Anyway, at least I have 4 more months to prepare and calm down. And paint his room. But I am grateful for modern technology that allows me to know my baby's gender 4 months early so I can have time to prepare. And also to know that he is healthy. Bring on the boy name suggestions!

P.S. I've decided maternity clothes are like mission clothes...once you're done, you want to burn them and never see them again! Only with maternity clothes, you have to endure them for 9 more months if you have more than one kid.Where do people find cute ones...I am trying to figure out what I was thinking when I bought some of these things!

Monday, June 4, 2012

Singing

We have been teaching Emily some Primary songs. Here she is singing "I Love to See the Temple" and "I Am A Child of God" It's pretty much the cutest thing ever.

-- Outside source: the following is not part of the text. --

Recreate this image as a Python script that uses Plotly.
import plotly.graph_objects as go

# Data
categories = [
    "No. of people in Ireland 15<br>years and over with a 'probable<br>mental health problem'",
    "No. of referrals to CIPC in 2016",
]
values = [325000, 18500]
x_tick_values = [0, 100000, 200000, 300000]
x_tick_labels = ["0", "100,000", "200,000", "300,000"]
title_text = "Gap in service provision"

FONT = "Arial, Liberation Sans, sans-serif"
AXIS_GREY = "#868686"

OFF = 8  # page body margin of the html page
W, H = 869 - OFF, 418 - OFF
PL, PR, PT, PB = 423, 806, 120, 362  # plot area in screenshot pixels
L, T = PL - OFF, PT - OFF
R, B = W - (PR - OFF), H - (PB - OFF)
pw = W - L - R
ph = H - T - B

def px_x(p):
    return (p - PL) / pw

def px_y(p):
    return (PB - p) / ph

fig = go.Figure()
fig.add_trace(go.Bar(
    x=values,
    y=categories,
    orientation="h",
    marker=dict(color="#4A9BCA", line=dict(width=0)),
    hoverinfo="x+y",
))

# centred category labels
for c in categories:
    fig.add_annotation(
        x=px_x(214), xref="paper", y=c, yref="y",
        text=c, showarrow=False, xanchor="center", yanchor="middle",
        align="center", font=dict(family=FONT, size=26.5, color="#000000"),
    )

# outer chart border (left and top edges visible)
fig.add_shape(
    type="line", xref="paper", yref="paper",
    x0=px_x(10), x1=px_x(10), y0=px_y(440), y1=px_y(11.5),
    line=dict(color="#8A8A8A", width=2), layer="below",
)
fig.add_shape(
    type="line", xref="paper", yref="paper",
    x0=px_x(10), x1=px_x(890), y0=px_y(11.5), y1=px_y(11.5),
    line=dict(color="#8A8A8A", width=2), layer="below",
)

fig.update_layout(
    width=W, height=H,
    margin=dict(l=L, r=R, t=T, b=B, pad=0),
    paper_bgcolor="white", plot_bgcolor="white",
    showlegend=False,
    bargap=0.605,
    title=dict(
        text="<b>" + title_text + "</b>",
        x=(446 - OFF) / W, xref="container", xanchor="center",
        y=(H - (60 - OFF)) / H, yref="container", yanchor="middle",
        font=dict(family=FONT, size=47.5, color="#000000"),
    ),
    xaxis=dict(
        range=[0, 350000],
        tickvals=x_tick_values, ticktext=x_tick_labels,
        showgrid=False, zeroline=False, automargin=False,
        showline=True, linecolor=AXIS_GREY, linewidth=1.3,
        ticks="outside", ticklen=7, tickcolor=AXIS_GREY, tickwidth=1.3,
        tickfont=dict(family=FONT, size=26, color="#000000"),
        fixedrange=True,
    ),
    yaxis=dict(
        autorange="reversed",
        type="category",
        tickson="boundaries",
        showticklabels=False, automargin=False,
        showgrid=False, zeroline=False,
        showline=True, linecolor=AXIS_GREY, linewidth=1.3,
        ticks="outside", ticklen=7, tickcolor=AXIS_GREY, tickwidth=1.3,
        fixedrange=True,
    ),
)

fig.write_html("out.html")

She also loves to read stories by saying the last few words of the sentence.

Dirty Dash

Last weekend at the *very* last minute, Matt and Nathan decided to run the Dirty Dash.It's a 5.5 mile course that is all through the mud and has different obstacles you have to get past. Our friend, Caron, had gotten a group together and some people dropped out so she had some openings. Here they are at the start.

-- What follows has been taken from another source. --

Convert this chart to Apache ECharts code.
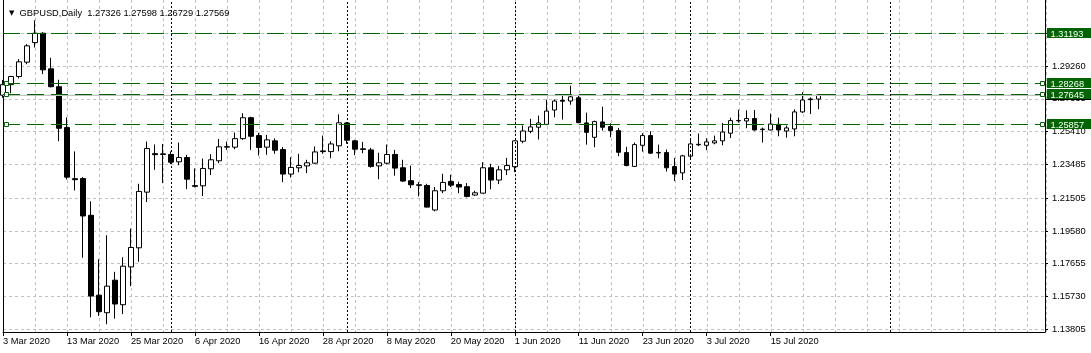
<!DOCTYPE html>
<html><head><meta charset="utf-8">
<script src="https://cdn.jsdelivr.net/npm/echarts@6/dist/echarts.min.js"></script>
<style>html,body{margin:0;padding:0;background:#fff}#c{width:1091px;height:353px}</style>
</head><body><div id="c"></div>
<script>
// ---------- data ----------
const symbolName = 'GBPUSD,Daily';
const headerValues = '1.27326 1.27598 1.26729 1.27569';
const opens = [1.2755,1.2817,1.2865,1.2949,1.3064,1.3119,1.2910,1.2805,1.2565,1.2265,
1.2266,1.2050,1.1581,1.1478,1.1669,1.1525,1.1747,1.1859,1.2186,1.2412,
1.2407,1.2407,1.2364,1.2389,1.2224,1.2223,1.2323,1.2370,1.2450,1.2450,
1.2500,1.2623,1.2518,1.2450,1.2487,1.2436,1.2292,1.2329,1.2340,1.2356,
1.2428,1.2424,1.2458,1.2592,1.2487,1.2440,1.2434,1.2340,1.2356,1.2407,
1.2329,1.2253,1.2229,1.2225,1.2081,1.2194,1.2249,1.2231,1.2218,1.2169,
1.2180,1.2329,1.2257,1.2317,1.2335,1.2485,1.2543,1.2567,1.2584,1.2668,
1.2725,1.2721,1.2740,1.2592,1.2508,1.2598,1.2571,1.2547,1.2418,1.2337,
1.2461,1.2518,1.2416,1.2418,1.2336,1.2299,1.2397,1.2467,1.2461,1.2475,
1.2487,1.2532,1.2605,1.2604,1.2618,1.2553,1.2551,1.2584,1.2545,1.2557,
1.2657,1.2733,1.27326];
const closes = [1.2817,1.2865,1.2951,1.3045,1.3119,1.2904,1.2805,1.2561,1.2274,1.2259,
1.2046,1.1576,1.1484,1.1634,1.1529,1.1751,1.1861,1.2190,1.2442,1.2406,
1.2411,1.2362,1.2389,1.2262,1.2220,1.2325,1.2376,1.2452,1.2453,1.2500,
1.2623,1.2514,1.2448,1.2493,1.2432,1.2292,1.2331,1.2342,1.2358,1.2422,
1.2424,1.2469,1.2593,1.2491,1.2438,1.2437,1.2337,1.2358,1.2407,1.2327,
1.2251,1.2229,1.2226,1.2098,1.2194,1.2243,1.2227,1.2216,1.2161,1.2182,
1.2329,1.2257,1.2317,1.2342,1.2487,1.2545,1.2569,1.2592,1.2662,1.2721,
1.2720,1.2746,1.2594,1.2537,1.2600,1.2567,1.2547,1.2420,1.2342,1.2465,
1.2518,1.2415,1.2419,1.2329,1.2292,1.2399,1.2469,1.2464,1.2481,1.2487,
1.2539,1.2606,1.2607,1.2618,1.2551,1.2556,1.2586,1.2551,1.2563,1.2657,
1.2727,1.2729,1.27569];
const lows = [1.2740,1.2766,1.2854,1.2937,1.3035,1.2879,1.2801,1.2485,1.2260,1.2196,
1.1801,1.1451,1.1459,1.1410,1.1443,1.1470,1.1634,1.1777,1.2128,1.2317,
1.2239,1.2350,1.2344,1.2204,1.2214,1.2163,1.2286,1.2356,1.2434,1.2438,
1.2493,1.2434,1.2401,1.2405,1.2411,1.2245,1.2272,1.2303,1.2298,1.2352,
1.2411,1.2385,1.2426,1.2470,1.2403,1.2415,1.2329,1.2262,1.2348,1.2282,
1.2247,1.2210,1.2161,1.2096,1.2073,1.2180,1.2216,1.2180,1.2155,1.2165,
1.2178,1.2202,1.2233,1.2286,1.2303,1.2473,1.2532,1.2495,1.2579,1.2625,
1.2612,1.2699,1.2590,1.2465,1.2450,1.2547,1.2508,1.2397,1.2338,1.2333,
1.2424,1.2411,1.2385,1.2307,1.2251,1.2257,1.2381,1.2456,1.2432,1.2467,
1.2461,1.2504,1.2594,1.2561,1.2547,1.2477,1.2549,1.2514,1.2506,1.2514,
1.2651,1.2645,1.26729];
const highs = [1.2845,1.2869,1.2967,1.3055,1.3195,1.3125,1.2975,1.2846,1.2625,1.2425,
1.2274,1.2132,1.1792,1.1933,1.1718,1.1804,1.1972,1.2235,1.2483,1.2466,
1.2469,1.2425,1.2477,1.2405,1.2325,1.2383,1.2409,1.2498,1.2483,1.2536,
1.2649,1.2629,1.2534,1.2522,1.2502,1.2450,1.2391,1.2411,1.2376,1.2454,
1.2518,1.2485,1.2643,1.2598,1.2493,1.2481,1.2446,1.2417,1.2465,1.2434,
1.2376,1.2342,1.2245,1.2235,1.2216,1.2294,1.2288,1.2247,1.2239,1.2194,
1.2362,1.2352,1.2340,1.2387,1.2491,1.2577,1.2616,1.2635,1.2729,1.2731,
1.2758,1.2811,1.2754,1.2653,1.2606,1.2688,1.2590,1.2563,1.2452,1.2477,
1.2532,1.2543,1.2465,1.2436,1.2387,1.2405,1.2495,1.2530,1.2502,1.2518,
1.2592,1.2623,1.2670,1.2666,1.2668,1.2565,1.2647,1.2623,1.2577,1.2672,
1.2772,1.2742,1.27598];
const dateLabels = ['3 Mar 2020','13 Mar 2020','25 Mar 2020','6 Apr 2020','16 Apr 2020','28 Apr 2020',
  '8 May 2020','20 May 2020','1 Jun 2020','11 Jun 2020','23 Jun 2020','3 Jul 2020','15 Jul 2020'];
const dateLabelBars = [0,8,16,24,32,40,48,56,64,72,80,88,96];
const monthSeparatorBars = [21,43,64,86,111];
const priceTicks = [1.31185,1.29260,1.27335,1.25410,1.23485,1.21505,1.19580,1.17655,1.15730,1.13805];
const priceTickLabels = ['1.31185','1.29260','1.27335','1.25410','1.23485','1.21505','1.19580','1.17655','1.15730','1.13805'];
const bidPrice = 1.27569;
const bidLabel = '1.27569';
const levelPrices = [1.31193, 1.28268, 1.27645, 1.25857];
const levelLabels = ['1.31193','1.28268','1.27645','1.25857'];
const levelHasMarkers = [false, true, true, true];

// ---------- chart ----------
const FONT = 'Liberation Sans';
const FS = 9.3;
const GREEN = '#006400';
const Y_MIN = 1.136471, Y_MAX = 1.331413;
const X_MIN = 0, X_MAX = 130.3125;

const candleData = opens.map((o, i) => [i, o, closes[i], lows[i], highs[i]]);

// horizontal price lines (bid first so level labels cover it)
const hLines = [{price: bidPrice, text: bidLabel, kind: 'bid', markers: false}]
  .concat(levelPrices.map((p, k) => ({price: p, text: levelLabels[k], kind: 'level', markers: levelHasMarkers[k]})));

function renderHLine(params, api) {
  const h = hLines[params.dataIndex];
  const cs = params.coordSys;
  const x0 = cs.x, x1 = cs.x + cs.width;
  const row = Math.round(api.coord([0, api.value(1)])[1]);
  const yc = row + 0.5;
  const isBid = h.kind === 'bid';
  const col = isBid ? '#000' : GREEN;
  const children = [{
    type: 'line', silent: true,
    shape: {x1: x0, y1: yc, x2: x1, y2: yc},
    style: isBid ? {stroke: '#c0c0c0', lineWidth: 1} : {stroke: GREEN, lineWidth: 1, lineDash: [17, 7]}
  }];
  if (h.markers) {
    children.push({type: 'rect', silent: true, shape: {x: Math.floor(x0) + 1.5, y: row - 1.5, width: 4, height: 4},
      style: {fill: '#fff', stroke: GREEN, lineWidth: 1}});
    children.push({type: 'rect', silent: true, shape: {x: Math.floor(x1) - 4.5, y: row - 1.5, width: 4, height: 4},
      style: {fill: '#fff', stroke: GREEN, lineWidth: 1}});
  }
  children.push({type: 'rect', silent: true, shape: {x: Math.floor(x1) + 2, y: row - 5, width: 60, height: 10},
    style: {fill: col}});
  children.push({type: 'text', silent: true,
    style: {text: h.text, x: Math.floor(x1) + 5.5, y: yc + 0.5, fill: '#fff',
      font: FS + 'px "' + FONT + '"', verticalAlign: 'middle', align: 'left'}});
  return {type: 'group', children: children};
}

const chart = echarts.init(document.getElementById('c'), null, {renderer: 'canvas'});
chart.setOption({
  animation: false,
  backgroundColor: '#fff',
  title: {
    text: '{t|▼}  ' + symbolName + '  ' + headerValues,
    left: 4, top: 4,
    textStyle: {fontSize: FS, fontFamily: FONT, color: '#000', fontWeight: 'normal',
      rich: {t: {fontSize: 7, fontFamily: 'DejaVu Sans', color: '#000'}}}
  },
  grid: [
    {left: 2.5, right: 46, top: -1, bottom: 21, show: false},
    {left: 3.5, right: 45, top: -1, bottom: 21, show: false}
  ],
  xAxis: [{
    type: 'value', gridIndex: 0, min: X_MIN, max: X_MAX, position: 'bottom',
    axisLine: {show: true, onZero: false, lineStyle: {color: '#000', width: 1}},
    axisTick: {show: true, length: 4, customValues: dateLabelBars, lineStyle: {color: '#000'}},
    axisLabel: {show: true, customValues: dateLabelBars, align: 'left', margin: 5,
      fontSize: FS, fontFamily: FONT, color: '#000',
      formatter: v => dateLabels[dateLabelBars.indexOf(Math.round(v))] || ''},
    splitLine: {show: false}
  }, {
    type: 'value', gridIndex: 1, min: X_MIN, max: X_MAX, interval: 4, position: 'bottom',
    axisLine: {show: false, onZero: false}, axisTick: {show: false}, axisLabel: {show: false},
    splitLine: {show: true, lineStyle: {color: '#c0c0c0', type: [3, 3], width: 1}}
  }],
  yAxis: [{
    type: 'value', gridIndex: 0, min: Y_MIN, max: Y_MAX, position: 'right',
    axisLine: {show: true, onZero: false, lineStyle: {color: '#000', width: 1}},
    axisTick: {show: true, length: 3, customValues: priceTicks, lineStyle: {color: '#000'}},
    axisLabel: {show: true, customValues: priceTicks, margin: 7, fontSize: FS, fontFamily: FONT, color: '#000',
      formatter: v => { const k = priceTicks.findIndex(t => Math.abs(t - v) < 1e-7); return k >= 0 ? priceTickLabels[k] : ''; }},
    splitLine: {show: true, lineStyle: {color: '#c0c0c0', type: [3, 3], width: 1}}
  }, {
    type: 'value', gridIndex: 0, min: Y_MIN, max: Y_MAX, position: 'left',
    axisLine: {show: true, onZero: false, lineStyle: {color: '#000', width: 1}},
    axisTick: {show: false}, axisLabel: {show: false}, splitLine: {show: false}
  }, {
    type: 'value', gridIndex: 1, min: Y_MIN, max: Y_MAX, position: 'left',
    axisLine: {show: false, onZero: false}, axisTick: {show: false}, axisLabel: {show: false}, splitLine: {show: false}
  }],
  series: [
    {
      type: 'candlestick',
      xAxisIndex: 0, yAxisIndex: 0,
      encode: {x: 0, y: [1, 2, 3, 4]},
      data: candleData,
      barWidth: 5,
      clip: true,
      z: 3,
      itemStyle: {color: '#fff', color0: '#000', borderColor: '#000', borderColor0: '#000', borderWidth: 1},
      markLine: {
        silent: true, animation: false, precision: 5, symbol: 'none',
        lineStyle: {color: '#000', type: [2, 2], width: 1},
        label: {show: false},
        data: monthSeparatorBars.map(b => ({xAxis: b}))
      }
    },
    {
      type: 'custom',
      xAxisIndex: 0, yAxisIndex: 0,
      clip: false,
      silent: true,
      z: 4,
      encode: {x: 0, y: 1},
      data: hLines.map(h => [0, h.price]),
      renderItem: renderHLine
    },
    {
      type: 'line', xAxisIndex: 1, yAxisIndex: 2, data: [], silent: true
    }
  ]
});
</script>
</body></html>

The beginning was a run up a muddy hill. The course was at Soldier Hollow...all up and down the mountain side.

Emily and I watched. (Well, we couldn't really see anything besides the start and finish.)

Em was just chillin in the camp chair watching the finishers dogs.

I missed Nathan coming through the mud pit at the finish line, but here is Matt (in the red shirt).

Gross!

Almost there!

And they finished. (This was after they had hosed off.) They both said it was a blast and want to do it again.

After that, we went to Park City to hang out with my cousin who was up there for the week. It only took us an hour to get Emily into the pool. But then she loved it!